Type out the complete listing below word for word, without its pictures.
— start of Provided material —
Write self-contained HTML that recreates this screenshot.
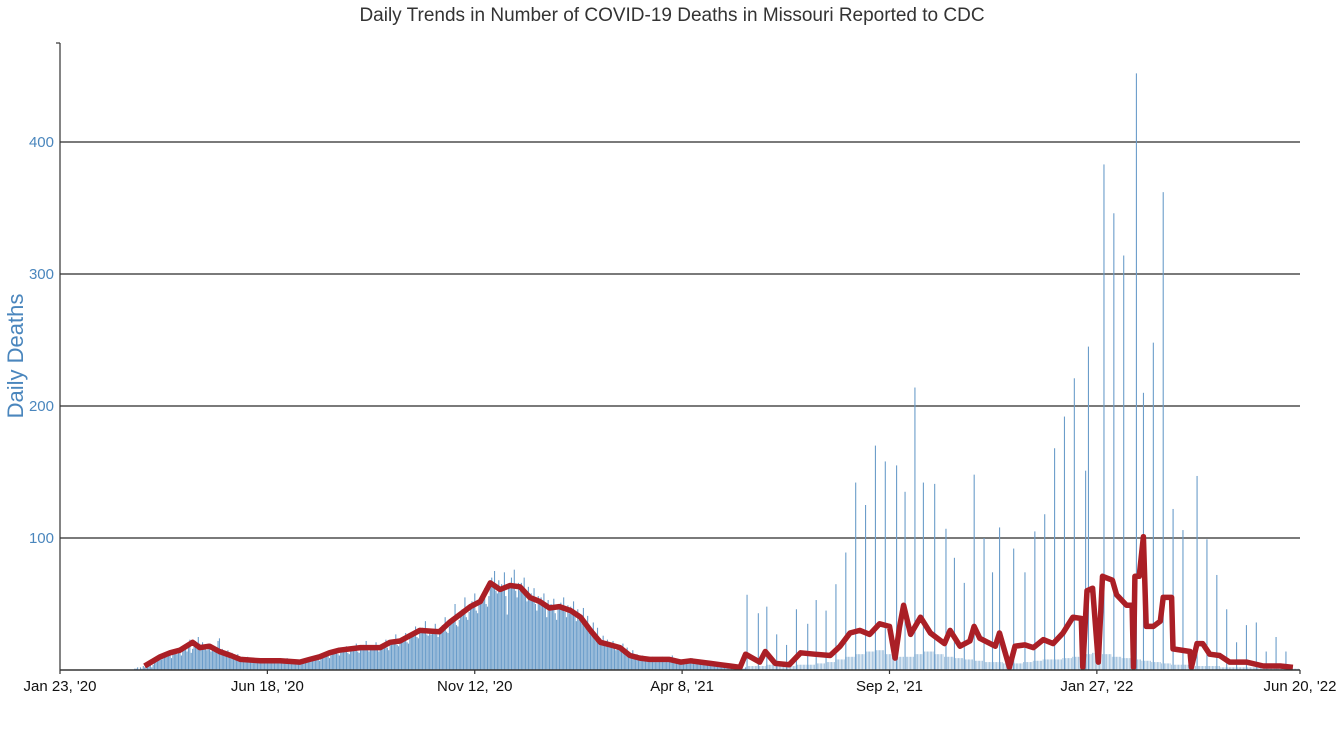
<!DOCTYPE html>
<html><head><meta charset="utf-8"><style>
body{margin:0;background:#fff;}
svg{display:block;font-family:"Liberation Sans",sans-serif;}
</style></head><body>
<svg id="chart" width="1342" height="732" viewBox="0 0 1342 732">
<text x="672" y="21" text-anchor="middle" font-size="19" fill="#333">Daily Trends in Number of COVID-19 Deaths in Missouri Reported to CDC</text>
<text transform="translate(23,356) rotate(-90)" text-anchor="middle" font-size="22" fill="#4a86bd">Daily Deaths</text>
<g id="grid"></g>
<g id="bars"></g>
<g id="line"></g>
<g id="axes"></g>
</svg>
<script>
const yTicks=[100,200,300,400];
const xTickDays=[0,147,294,441,588,735,879];
const xTickLabels=["Jan 23, '20","Jun 18, '20","Nov 12, '20","Apr 8, '21","Sep 2, '21","Jan 27, '22","Jun 20, '22"];
const phase1Start=53;
const phase1Daily=[
1,1,2,0,2,1,3, 2,3,4,3,5,2,4, 6,8,7,9,10,8,11, 11,13,10,14,12,9,13, 13,15,12,16,14,11,17,
15,18,14,17,23,13,16, 18,22,19,25,20,17,21, 16,18,15,20,17,14,18, 15,17,14,22,24,15,16, 13,14,12,15,11,10,13,
10,11,9,12,9,8,10, 8,9,7,10,8,6,8, 7,8,6,8,7,6,7, 6,8,7,7,6,5,8, 7,6,8,7,6,6,7,
6,7,6,9,7,5,7, 6,7,5,6,5,6,7, 7,8,6,8,7,6,8, 8,10,9,11,8,7,10, 10,12,11,14,12,9,11,
12,14,13,16,12,11,14, 14,17,15,18,13,12,16, 15,18,16,20,14,13,17, 16,19,17,22,15,14,18, 16,18,17,21,16,14,18,
17,20,18,23,17,15,19, 20,23,21,27,19,18,22, 22,25,23,28,21,20,24, 26,29,27,33,25,24,28, 28,32,30,37,27,26,31,
27,31,29,35,27,25,30, 30,34,31,40,29,28,33, 36,40,37,50,34,33,38, 42,46,43,55,40,38,44, 46,52,48,58,45,43,50,
52,57,54,62,50,48,56, 63,70,66,75,60,58,68, 59,65,60,74,56,42,63, 62,70,64,76,60,55,66, 60,66,62,70,58,52,63,
53,58,55,62,50,45,56, 50,55,52,58,48,40,53, 45,50,47,54,43,38,48, 46,51,48,55,44,40,49, 43,48,45,52,41,37,46,
38,42,40,47,36,32,41, 30,33,31,36,28,25,32, 21,24,22,26,20,18,23, 18,20,19,22,17,15,19, 16,18,17,20,15,13,17,
11,13,12,15,10,9,12, 9,10,9,11,8,7,9, 8,9,8,10,7,6,8, 7,9,8,10,7,6,8, 8,9,8,11,7,6,8,
6,7,6,8,5,5,6, 6,8,7,9,6,5,7, 6,7,6,7,5,4,6, 5,6,5,6,4,4,5, 4,5,4,5,3,3,4, 3,4,3,4,2,2,3, 2,3,2,3,1,1,2];
const phase2Start=487;
const phase2Weekly=[3,3,4,3,3,4,4,5,6,8,10,12,14,15,12,10,10,12,14,12,10,9,8,7,6,6,5,5,6,7,8,8,9,10,12,13,12,10,9,8,7,6,5,4,4,3,3,3,2,2,2,2,2,2,1,1,1];
const spikeDays=[487,495,501,508,515,522,530,536,543,550,557,564,571,578,585,593,599,606,612,620,628,634,641,648,655,661,666,676,684,691,698,705,712,719,727,729,740,747,754,763,768,775,782,789,796,806,813,820,827,834,841,848,855,862,869];
const spikeVals=[57,43,48,27,19,46,35,53,45,65,89,142,125,170,158,155,135,214,142,141,107,85,66,148,100,74,108,92,74,105,118,168,192,221,151,245,383,346,314,452,210,248,362,122,106,147,99,72,46,21,34,36,14,25,14];
const avgDays=[60,71,78,85,94,99,106,113,121,128,142,156,170,177,184,191,198,213,227,234,241,255,269,276,291,298,305,312,319,326,333,340,347,354,362,369,376,383,390,397,404,411,418,425,432,440,447,454,461,468,475,482,
486,496,500,507,517,525,535,546,553,560,567,574,581,588,592,595,598,603,610,617,627,631,638,645,648,652,663,666,673,677,684,690,697,704,711,718,724,725,728,732,736,739,746,749,756,760,761,762,765,768,770,775,780,782,788,789,801,802,806,810,815,822,829,841,853,865,874];
const avgVals=[3,10,13,15,21,17,18,14,11,8,7,7,6,8,10,13,15,17,17,21,22,30,29,36,48,52,66,61,64,63,55,52,47,48,45,40,30,21,19,17,11,9,8,8,8,6,7,6,5,4,3,2,
12,6,14,5,4,13,12,11,18,28,30,27,35,33,9,32,49,27,40,28,20,30,18,22,33,24,18,28,2,18,19,17,23,20,28,40,39,2,60,62,6,71,68,57,49,49,2,71,71,101,33,33,37,55,55,16,14,2,20,20,12,11,6,6,3,3,2];

const NS="http://www.w3.org/2000/svg";
const X0=60,X1=1300,Y0=670,pxDay=(X1-X0)/879,pxUnit=132/100;
const xs=d=>X0+d*pxDay, ys=v=>Y0-v*pxUnit;
function mk(tag,attrs,parent){const e=document.createElementNS(NS,tag);for(const k in attrs)e.setAttribute(k,attrs[k]);parent.appendChild(e);return e;}
const grid=document.getElementById('grid'),barsG=document.getElementById('bars'),lineG=document.getElementById('line'),axes=document.getElementById('axes');
yTicks.forEach(t=>{
  const l=mk('line',{x1:X0,x2:X1,y1:ys(t),y2:ys(t),stroke:'#2a2a2a','stroke-width':1.2},grid);
  
  
  const tx=mk('text',{x:54,y:ys(t)+5,'text-anchor':'end','font-size':15,fill:'#4a86bd'},axes);
  tx.textContent=t;
  
  
});
function bar(day,v,name,w,op){
  const r=mk('rect',{x:xs(day)-0.5,y:ys(v),width:w,height:v*pxUnit,fill:'#6b9dca','fill-opacity':op},barsG);
  
  
}
phase1Daily.forEach((v,i)=>bar(phase1Start+i,v,'bar-day-'+(phase1Start+i),1.1,1));
phase2Weekly.forEach((v,w)=>{for(let k=0;k<7;k++){const d=phase2Start+w*7+k;if(d<=878)bar(d,v,'bar-day-'+d,0.75,0.75);}});
spikeDays.forEach((d,i)=>bar(d,spikeVals[i],'bar-spike-'+d,1.1,1));
const pts=avgDays.map((d,i)=>xs(d).toFixed(1)+','+ys(avgVals[i]).toFixed(1)).join(' ');
const pl=mk('polyline',{points:pts,fill:'none',stroke:'#aa1f26','stroke-width':5.5,'stroke-linejoin':'round'},lineG);


const ya=mk('line',{x1:X0,x2:X0,y1:43,y2:Y0,stroke:'#333','stroke-width':1.2},axes);


const yt=mk('line',{x1:X0-4,x2:X0,y1:43,y2:43,stroke:'#333','stroke-width':1.2},axes);


const xa=mk('line',{x1:X0,x2:X1,y1:Y0,y2:Y0,stroke:'#333','stroke-width':1.5},axes);


xTickDays.forEach((d,i)=>{
  const t=mk('line',{x1:xs(d),x2:xs(d),y1:Y0,y2:Y0+4,stroke:'#333','stroke-width':1.2},axes);
  
  
  const tx=mk('text',{x:xs(d),y:691,'text-anchor':'middle','font-size':15,fill:'#111'},axes);
  tx.textContent=xTickLabels[i];
  
  
});
</script>
</body></html>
— end of Provided material —
**Task response:**
Write self-contained HTML that recreates this screenshot.
<!DOCTYPE html>
<html><head><meta charset="utf-8"><style>
body{margin:0;background:#fff;}
svg{display:block;font-family:"Liberation Sans",sans-serif;}
</style></head><body>
<svg id="chart" width="1342" height="732" viewBox="0 0 1342 732">
<text x="672" y="21" text-anchor="middle" font-size="19" fill="#333">Daily Trends in Number of COVID-19 Deaths in Missouri Reported to CDC</text>
<text transform="translate(23,356) rotate(-90)" text-anchor="middle" font-size="22" fill="#4a86bd">Daily Deaths</text>
<g id="grid"></g>
<g id="bars"></g>
<g id="line"></g>
<g id="axes"></g>
</svg>
<script>
const yTicks=[100,200,300,400];
const xTickDays=[0,147,294,441,588,735,879];
const xTickLabels=["Jan 23, '20","Jun 18, '20","Nov 12, '20","Apr 8, '21","Sep 2, '21","Jan 27, '22","Jun 20, '22"];
const phase1Start=53;
const phase1Daily=[
1,1,2,0,2,1,3, 2,3,4,3,5,2,4, 6,8,7,9,10,8,11, 11,13,10,14,12,9,13, 13,15,12,16,14,11,17,
15,18,14,17,23,13,16, 18,22,19,25,20,17,21, 16,18,15,20,17,14,18, 15,17,14,22,24,15,16, 13,14,12,15,11,10,13,
10,11,9,12,9,8,10, 8,9,7,10,8,6,8, 7,8,6,8,7,6,7, 6,8,7,7,6,5,8, 7,6,8,7,6,6,7,
6,7,6,9,7,5,7, 6,7,5,6,5,6,7, 7,8,6,8,7,6,8, 8,10,9,11,8,7,10, 10,12,11,14,12,9,11,
12,14,13,16,12,11,14, 14,17,15,18,13,12,16, 15,18,16,20,14,13,17, 16,19,17,22,15,14,18, 16,18,17,21,16,14,18,
17,20,18,23,17,15,19, 20,23,21,27,19,18,22, 22,25,23,28,21,20,24, 26,29,27,33,25,24,28, 28,32,30,37,27,26,31,
27,31,29,35,27,25,30, 30,34,31,40,29,28,33, 36,40,37,50,34,33,38, 42,46,43,55,40,38,44, 46,52,48,58,45,43,50,
52,57,54,62,50,48,56, 63,70,66,75,60,58,68, 59,65,60,74,56,42,63, 62,70,64,76,60,55,66, 60,66,62,70,58,52,63,
53,58,55,62,50,45,56, 50,55,52,58,48,40,53, 45,50,47,54,43,38,48, 46,51,48,55,44,40,49, 43,48,45,52,41,37,46,
38,42,40,47,36,32,41, 30,33,31,36,28,25,32, 21,24,22,26,20,18,23, 18,20,19,22,17,15,19, 16,18,17,20,15,13,17,
11,13,12,15,10,9,12, 9,10,9,11,8,7,9, 8,9,8,10,7,6,8, 7,9,8,10,7,6,8, 8,9,8,11,7,6,8,
6,7,6,8,5,5,6, 6,8,7,9,6,5,7, 6,7,6,7,5,4,6, 5,6,5,6,4,4,5, 4,5,4,5,3,3,4, 3,4,3,4,2,2,3, 2,3,2,3,1,1,2];
const phase2Start=487;
const phase2Weekly=[3,3,4,3,3,4,4,5,6,8,10,12,14,15,12,10,10,12,14,12,10,9,8,7,6,6,5,5,6,7,8,8,9,10,12,13,12,10,9,8,7,6,5,4,4,3,3,3,2,2,2,2,2,2,1,1,1];
const spikeDays=[487,495,501,508,515,522,530,536,543,550,557,564,571,578,585,593,599,606,612,620,628,634,641,648,655,661,666,676,684,691,698,705,712,719,727,729,740,747,754,763,768,775,782,789,796,806,813,820,827,834,841,848,855,862,869];
const spikeVals=[57,43,48,27,19,46,35,53,45,65,89,142,125,170,158,155,135,214,142,141,107,85,66,148,100,74,108,92,74,105,118,168,192,221,151,245,383,346,314,452,210,248,362,122,106,147,99,72,46,21,34,36,14,25,14];
const avgDays=[60,71,78,85,94,99,106,113,121,128,142,156,170,177,184,191,198,213,227,234,241,255,269,276,291,298,305,312,319,326,333,340,347,354,362,369,376,383,390,397,404,411,418,425,432,440,447,454,461,468,475,482,
486,496,500,507,517,525,535,546,553,560,567,574,581,588,592,595,598,603,610,617,627,631,638,645,648,652,663,666,673,677,684,690,697,704,711,718,724,725,728,732,736,739,746,749,756,760,761,762,765,768,770,775,780,782,788,789,801,802,806,810,815,822,829,841,853,865,874];
const avgVals=[3,10,13,15,21,17,18,14,11,8,7,7,6,8,10,13,15,17,17,21,22,30,29,36,48,52,66,61,64,63,55,52,47,48,45,40,30,21,19,17,11,9,8,8,8,6,7,6,5,4,3,2,
12,6,14,5,4,13,12,11,18,28,30,27,35,33,9,32,49,27,40,28,20,30,18,22,33,24,18,28,2,18,19,17,23,20,28,40,39,2,60,62,6,71,68,57,49,49,2,71,71,101,33,33,37,55,55,16,14,2,20,20,12,11,6,6,3,3,2];

const NS="http://www.w3.org/2000/svg";
const X0=60,X1=1300,Y0=670,pxDay=(X1-X0)/879,pxUnit=132/100;
const xs=d=>X0+d*pxDay, ys=v=>Y0-v*pxUnit;
function mk(tag,attrs,parent){const e=document.createElementNS(NS,tag);for(const k in attrs)e.setAttribute(k,attrs[k]);parent.appendChild(e);return e;}
const grid=document.getElementById('grid'),barsG=document.getElementById('bars'),lineG=document.getElementById('line'),axes=document.getElementById('axes');
yTicks.forEach(t=>{
  const l=mk('line',{x1:X0,x2:X1,y1:ys(t),y2:ys(t),stroke:'#2a2a2a','stroke-width':1.2},grid);
  
  
  const tx=mk('text',{x:54,y:ys(t)+5,'text-anchor':'end','font-size':15,fill:'#4a86bd'},axes);
  tx.textContent=t;
  
  
});
function bar(day,v,name,w,op){
  const r=mk('rect',{x:xs(day)-0.5,y:ys(v),width:w,height:v*pxUnit,fill:'#6b9dca','fill-opacity':op},barsG);
  
  
}
phase1Daily.forEach((v,i)=>bar(phase1Start+i,v,'bar-day-'+(phase1Start+i),1.1,1));
phase2Weekly.forEach((v,w)=>{for(let k=0;k<7;k++){const d=phase2Start+w*7+k;if(d<=878)bar(d,v,'bar-day-'+d,0.75,0.75);}});
spikeDays.forEach((d,i)=>bar(d,spikeVals[i],'bar-spike-'+d,1.1,1));
const pts=avgDays.map((d,i)=>xs(d).toFixed(1)+','+ys(avgVals[i]).toFixed(1)).join(' ');
const pl=mk('polyline',{points:pts,fill:'none',stroke:'#aa1f26','stroke-width':5.5,'stroke-linejoin':'round'},lineG);


const ya=mk('line',{x1:X0,x2:X0,y1:43,y2:Y0,stroke:'#333','stroke-width':1.2},axes);


const yt=mk('line',{x1:X0-4,x2:X0,y1:43,y2:43,stroke:'#333','stroke-width':1.2},axes);


const xa=mk('line',{x1:X0,x2:X1,y1:Y0,y2:Y0,stroke:'#333','stroke-width':1.5},axes);


xTickDays.forEach((d,i)=>{
  const t=mk('line',{x1:xs(d),x2:xs(d),y1:Y0,y2:Y0+4,stroke:'#333','stroke-width':1.2},axes);
  
  
  const tx=mk('text',{x:xs(d),y:691,'text-anchor':'middle','font-size':15,fill:'#111'},axes);
  tx.textContent=xTickLabels[i];
  
  
});
</script>
</body></html>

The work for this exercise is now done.